## AIM OF THE EXERCISE
Reproduce each line that includes the word "this".

## Figure scripts
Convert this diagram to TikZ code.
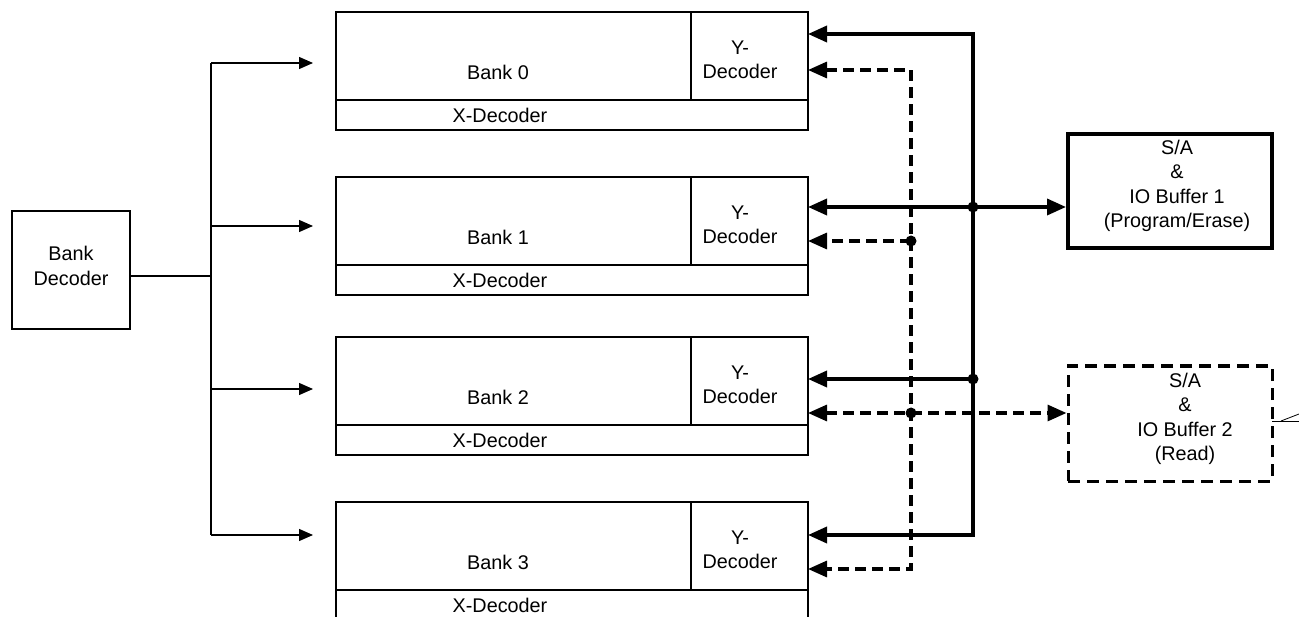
\documentclass[tikz,border=0pt]{standalone}
\usepackage{fontspec}
\setmainfont{Liberation Sans}
\usetikzlibrary{arrows.meta}
\begin{document}
\begin{tikzpicture}[x=1pt,y=-1pt,
  frame/.style={draw, line width=1.3pt, inner sep=0pt, outer sep=0pt, anchor=north west},
  lbl/.style={inner sep=0pt, align=center, font=\fontsize{19.8}{24.5}\selectfont},
  wire/.style={line width=1.3pt},
  warrow/.style={wire, -{Triangle[length=14pt,width=12pt]}},
  heavy/.style={line width=3.6pt},
  dashy/.style={line width=3.2pt, dash pattern=on 11pt off 6pt},
  >={Triangle[length=19pt,width=16pt]},
  jdot/.style={circle, fill, inner sep=0pt, minimum size=11pt},
]
\useasboundingbox (0,0) rectangle (1299,617);
\clip (0,0) rectangle (1299,617);

% banks
\foreach \i/\t in {0/12,1/177,2/337,3/502} {
  \node[frame, minimum width=355pt, minimum height=88pt] (m\i) at (336,\t) {};
  \node[frame, minimum width=117pt, minimum height=88pt] (y\i) at (691,\t) {};
  \node[frame, minimum width=472pt, minimum height=30pt] (x\i) at (336,\t+88) {};
  \node[lbl] (bl\i) at (498,\t+60) {Bank \i};
  \node[lbl] (yl\i) at (740,\t+48) {Y-\\Decoder};
  \node[lbl] (xl\i) at (500,\t+103) {X-Decoder};
}

% bank decoder
\node[frame, minimum width=118pt, minimum height=118pt] (bd) at (12,211) {};
\node[lbl] (bdl) at (71,266) {Bank\\Decoder};

\coordinate (T) at (211,276);
\coordinate (A0) at (211,63);
\coordinate (A1) at (211,226);
\coordinate (A2) at (211,389);
\coordinate (A3) at (211,535);
\coordinate (E0) at (313,63);
\coordinate (E1) at (313,226);
\coordinate (E2) at (313,389);
\coordinate (E3) at (313,535);
\draw[wire] (bd.east |- T) -- (T);
\draw[wire] (A0) -- (A3);
\foreach \i in {0,...,3} \draw[warrow] (A\i) -- (E\i);

% S/A boxes
\node[draw, line width=3.6pt, inner sep=0pt, anchor=north west, minimum width=204pt, minimum height=114pt] (s1) at (1066,132) {};
\node[lbl] (s1l) at (1177,186) {S/A\\\&\\IO Buffer 1\\(Program/Erase)};
\node[draw, line width=3.2pt, dash pattern=on 12pt off 7pt, inner sep=0pt, anchor=north west, minimum width=204pt, minimum height=115pt] (s2) at (1066.5,364.5) {};
\node[lbl] (s2l) at (1185,419) {S/A\\\&\\IO Buffer 2\\(Read)};

% heavy bus
\coordinate (B0) at (973,34);
\coordinate (B3) at (973,535);
\coordinate (J1) at (973,207);
\coordinate (J2) at (973,379);
\draw[heavy,<->] (y0.east |- B0) -- (B0) -- (B3) -- (y3.east |- B3);
\draw[heavy,->] (J1) -- (y1.east |- J1);
\draw[heavy,->] (J1) -- (s1.west |- J1);
\draw[heavy,->] (J2) -- (y2.east |- J2);

% dashed bus
\coordinate (D0) at (911,70);
\coordinate (D3) at (911,569);
\coordinate (K1) at (911,241);
\coordinate (K2) at (911,413);
\draw[dashy,<->] (y0.east |- D0) -- (D0) -- (D3) -- (y3.east |- D3);
\draw[dashy,->] (K1) -- (y1.east |- K1);
\draw[dashy,<->] (y2.east |- K2) -- (s2.west |- K2);

\node[jdot] (dJ1) at (J1) {};
\node[jdot] (dJ2) at (J2) {};
\node[jdot] (dK1) at (K1) {};
\node[jdot] (dK2) at (K2) {};

% small mark at right edge
\coordinate (R0) at (1272,421);
\coordinate (R1) at (1299,421);
\coordinate (R2) at (1281,421);
\coordinate (R3) at (1299,414);
\draw[line width=0.8pt] (R0) -- (R1);
\draw[line width=0.8pt] (R2) -- (R3);
\end{tikzpicture}
\end{document}
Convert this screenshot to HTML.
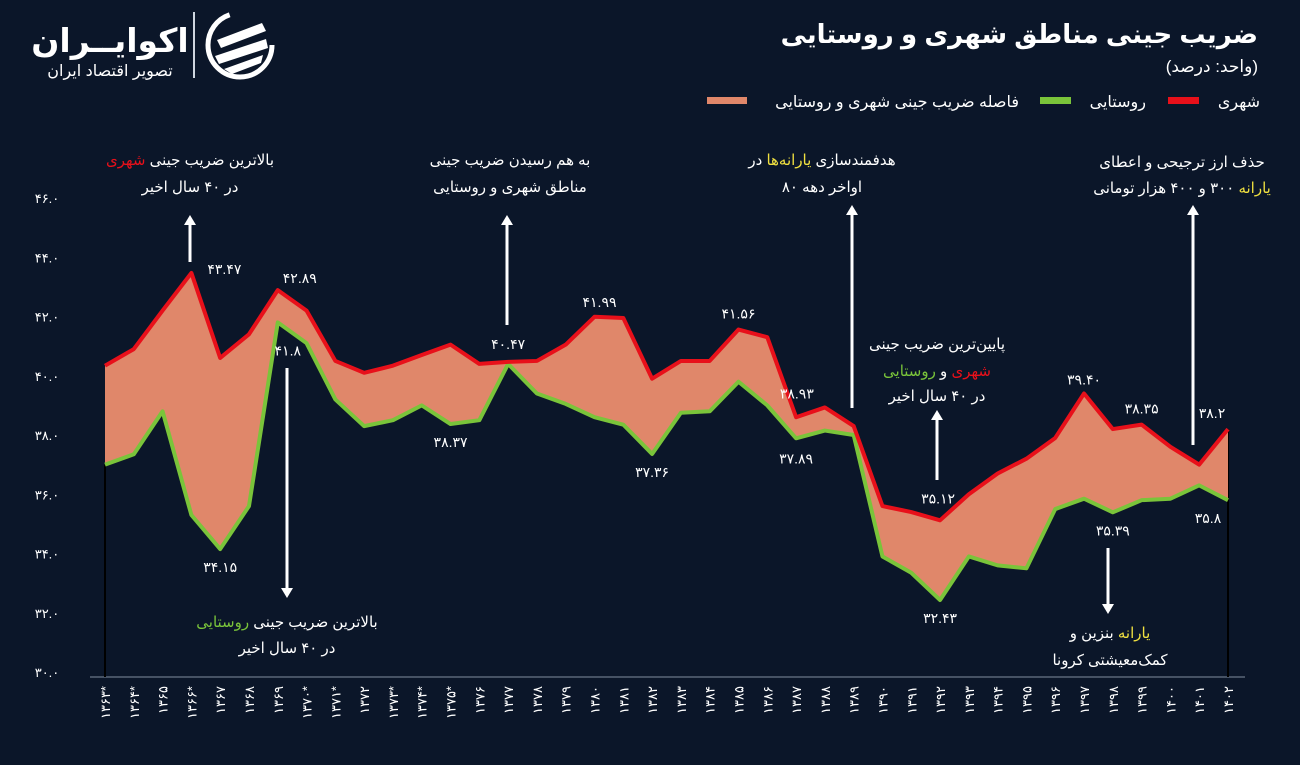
<!DOCTYPE html>
<html><head><meta charset="utf-8">
<style>
html,body{margin:0;padding:0;background:#0b1629;}
svg{display:block;font-family:"Liberation Sans","Noto Sans CJK SC","DejaVu Sans",sans-serif;}
</style></head>
<body>
<svg id="chart" width="1300" height="765" viewBox="0 0 1300 765">
<rect width="1300" height="765" fill="#0b1629"/>
<g>
 <circle cx="240" cy="45" r="32" fill="none" stroke="#fff" stroke-width="5" stroke-dasharray="140 62"/>
 <path d="M217 40 L262 23 L266 31 L221 48Z M215 56 L266 39 L268 48 L219 64Z M224 69 L263 55 L261 63 L232 74Z" fill="#fff"/>
 <rect x="193" y="12" width="2" height="66" fill="#cfd6e0"/>
 <text x="110" y="52" fill="#fff" font-size="33" font-weight="bold" text-anchor="middle" direction="rtl">اکوایــران</text>
 <text x="110" y="76" fill="#fff" font-size="16" text-anchor="middle" direction="rtl">تصویر اقتصاد ایران</text>
</g>
<text x="1258" y="43" fill="#fff" font-size="26" font-weight="bold" text-anchor="start" direction="rtl">ضریب جینی مناطق شهری و روستایی</text>
<text x="1258" y="72" fill="#fff" font-size="17" text-anchor="start" direction="rtl">(واحد: درصد)</text>
<g font-size="16" fill="#fff">
 <rect x="1168" y="97" width="31" height="7" fill="#e8101a"/>
 <text x="1260" y="107" text-anchor="start" direction="rtl">شهری</text>
 <rect x="1040" y="97" width="31" height="7" fill="#7ac43a"/>
 <text x="1146" y="107" text-anchor="start" direction="rtl">روستایی</text>
 <rect x="707" y="97" width="40" height="7" fill="#e0876a"/>
 <text x="1019" y="107" text-anchor="start" direction="rtl">فاصله ضریب جینی شهری و روستایی</text>
</g>
<g id="plot"></g>
</svg>
<script>
const years=["۱۳۶۳*","۱۳۶۴*","۱۳۶۵","۱۳۶۶*","۱۳۶۷","۱۳۶۸","۱۳۶۹","۱۳۷۰*","۱۳۷۱*","۱۳۷۲","۱۳۷۳*","۱۳۷۴*","۱۳۷۵*","۱۳۷۶","۱۳۷۷","۱۳۷۸","۱۳۷۹","۱۳۸۰","۱۳۸۱","۱۳۸۲","۱۳۸۳","۱۳۸۴","۱۳۸۵","۱۳۸۶","۱۳۸۷","۱۳۸۸","۱۳۸۹","۱۳۹۰","۱۳۹۱","۱۳۹۲","۱۳۹۳","۱۳۹۴","۱۳۹۵","۱۳۹۶","۱۳۹۷","۱۳۹۸","۱۳۹۹","۱۴۰۰","۱۴۰۱","۱۴۰۲"];
const urban=[40.34,40.9,42.2,43.47,40.6,41.4,42.89,42.2,40.5,40.1,40.34,40.7,41.05,40.4,40.47,40.5,41.05,41.99,41.95,39.9,40.5,40.5,41.56,41.3,38.6,38.93,38.3,35.6,35.4,35.12,36.0,36.7,37.2,37.9,39.40,38.2,38.35,37.6,37.0,38.2];
const rural=[37.0,37.35,38.8,35.3,34.15,35.6,41.8,41.1,39.2,38.3,38.5,39.0,38.37,38.5,40.4,39.4,39.05,38.6,38.35,37.36,38.75,38.8,39.8,39.0,37.89,38.15,38.0,33.9,33.35,32.43,33.9,33.6,33.5,35.5,35.85,35.39,35.8,35.85,36.3,35.8];
const yTicks=[30,32,34,36,38,40,42,44,46];
const yTickLabels=["۳۰.۰","۳۲.۰","۳۴.۰","۳۶.۰","۳۸.۰","۴۰.۰","۴۲.۰","۴۴.۰","۴۶.۰"];
const valueLabelIdx=[3,6,14,17,22,25,29,34,36,39];
const valueLabelUrban=["۴۳.۴۷","۴۲.۸۹","۴۰.۴۷","۴۱.۹۹","۴۱.۵۶","۳۸.۹۳","۳۵.۱۲","۳۹.۴۰","۳۸.۳۵","۳۸.۲"];
const ruralLabelIdx=[4,6,12,19,24,29,35,39];
const valueLabelRural=["۳۴.۱۵","۴۱.۸","۳۸.۳۷","۳۷.۳۶","۳۷.۸۹","۳۲.۴۳","۳۵.۳۹","۳۵.۸"];

const X=i=>105+i*(1228-105)/(years.length-1);
const Y=v=>672-(v-30)*(672-198)/16;
const NS="http://www.w3.org/2000/svg";
const plot=document.getElementById('plot');
function mk(tag,attrs,parent,txt){const e=document.createElementNS(NS,tag);for(const k in attrs)e.setAttribute(k,attrs[k]);if(txt!==undefined)e.textContent=txt;(parent||plot).appendChild(e);return e;}

yTicks.forEach((t,i)=>{const e=mk('text',{x:47,y:Y(t)+5,fill:'#fff','font-size':13,'text-anchor':'middle'},plot,yTickLabels[i]);

});
const base=mk('line',{x1:90,y1:677,x2:1245,y2:677,stroke:'#5a6678','stroke-width':1.5});


const vl=mk('line',{x1:X(0),y1:Y(rural[0]),x2:X(0),y2:677,stroke:'#000','stroke-width':2});


const vr=mk('line',{x1:X(39),y1:Y(urban[39]),x2:X(39),y2:677,stroke:'#000','stroke-width':2});


years.forEach((y,i)=>{const e=mk('text',{x:0,y:0,fill:'#fff','font-size':13,'text-anchor':'end',transform:`translate(${X(i)+5},686) rotate(-90)`},plot,y);

});

let d='M'+urban.map((v,i)=>X(i)+','+Y(v)).join(' L');
for(let i=rural.length-1;i>=0;i--)d+=' L'+X(i)+','+Y(rural[i]);
const area=mk('path',{d:d+'Z',fill:'#e0876a'});


const gl=mk('polyline',{points:rural.map((v,i)=>X(i)+','+Y(v)).join(' '),fill:'none',stroke:'#7ac43a','stroke-width':4,'stroke-linejoin':'round'});


const rl=mk('polyline',{points:urban.map((v,i)=>X(i)+','+Y(v)).join(' '),fill:'none',stroke:'#e8101a','stroke-width':4,'stroke-linejoin':'round'});



const uOff={3:[33,-4],6:[22,-12],14:[0,-18],17:[5,-15],22:[0,-16],25:[-28,-14],29:[-2,-22],34:[0,-14],36:[0,-16],39:[-16,-16]};
valueLabelIdx.forEach((i,k)=>{const o=uOff[i];const e=mk('text',{x:X(i)+o[0],y:Y(urban[i])+o[1]+5,fill:'#fff','font-size':14,'text-anchor':'middle'},plot,valueLabelUrban[k]);

});
const rOff={4:[0,18],6:[10,28],12:[0,18],19:[0,18],24:[0,20],29:[0,18],35:[0,18],39:[-20,18]};
ruralLabelIdx.forEach((i,k)=>{const o=rOff[i];const e=mk('text',{x:X(i)+o[0],y:Y(rural[i])+o[1]+5,fill:'#fff','font-size':14,'text-anchor':'middle'},plot,valueLabelRural[k]);

});

function arrow(x,y1,y2,name){const g=mk('g',{});


mk('line',{x1:x,y1:y1,x2:x,y2:y2+(y2<y1?8:-8),stroke:'#fff','stroke-width':3},g);
const s=y2<y1?-1:1;mk('path',{d:`M${x-6},${y2-s*10} L${x},${y2} L${x+6},${y2-s*10}Z`,fill:'#fff'},g);}
arrow(190,262,215,'arrow-max-urban');
arrow(507,325,215,'arrow-convergence');
arrow(852,408,205,'arrow-subsidy');
arrow(1193,445,205,'arrow-currency');
arrow(287,368,598,'arrow-max-rural');
arrow(937,480,410,'arrow-min');
arrow(1108,548,614,'arrow-covid');
function note(x,y,parts,name){const t=mk('text',{x:x,y:y,fill:'#fff','font-size':15,'text-anchor':'middle',direction:'rtl'});


parts.forEach(p=>{mk('tspan',p[1]?{fill:p[1]}:{},t,p[0]);});}
note(190,165,[["بالاترین ضریب جینی "],["شهری","#e8101a"]],'note-max-urban-1');
note(190,192,[["در ۴۰ سال اخیر"]],'note-max-urban-2');
note(510,165,[["به هم رسیدن ضریب جینی"]],'note-convergence-1');
note(510,192,[["مناطق شهری و روستایی"]],'note-convergence-2');
note(822,165,[["هدفمندسازی "],["یارانه‌ها","#f0e040"],[" در"]],'note-subsidy-1');
note(822,192,[["اواخر دهه ۸۰"]],'note-subsidy-2');
note(1182,167,[["حذف ارز ترجیحی و اعطای"]],'note-currency-1');
note(1182,193,[["یارانه","#f0e040"],[" ۳۰۰ و ۴۰۰ هزار تومانی"]],'note-currency-2');
note(287,627,[["بالاترین ضریب جینی "],["روستایی","#7ac43a"]],'note-max-rural-1');
note(287,653,[["در ۴۰ سال اخیر"]],'note-max-rural-2');
note(937,349,[["پایین‌ترین ضریب جینی"]],'note-min-1');
note(937,376,[["شهری","#e8101a"],[" و "],["روستایی","#7ac43a"]],'note-min-2');
note(937,401,[["در ۴۰ سال اخیر"]],'note-min-3');
note(1110,638,[["یارانه","#f0e040"],[" بنزین و"]],'note-covid-1');
note(1110,665,[["کمک‌معیشتی کرونا"]],'note-covid-2');
</script>
</body></html>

## RESULT
Convert this diagram to TikZ code.
Convert this screenshot to HTML.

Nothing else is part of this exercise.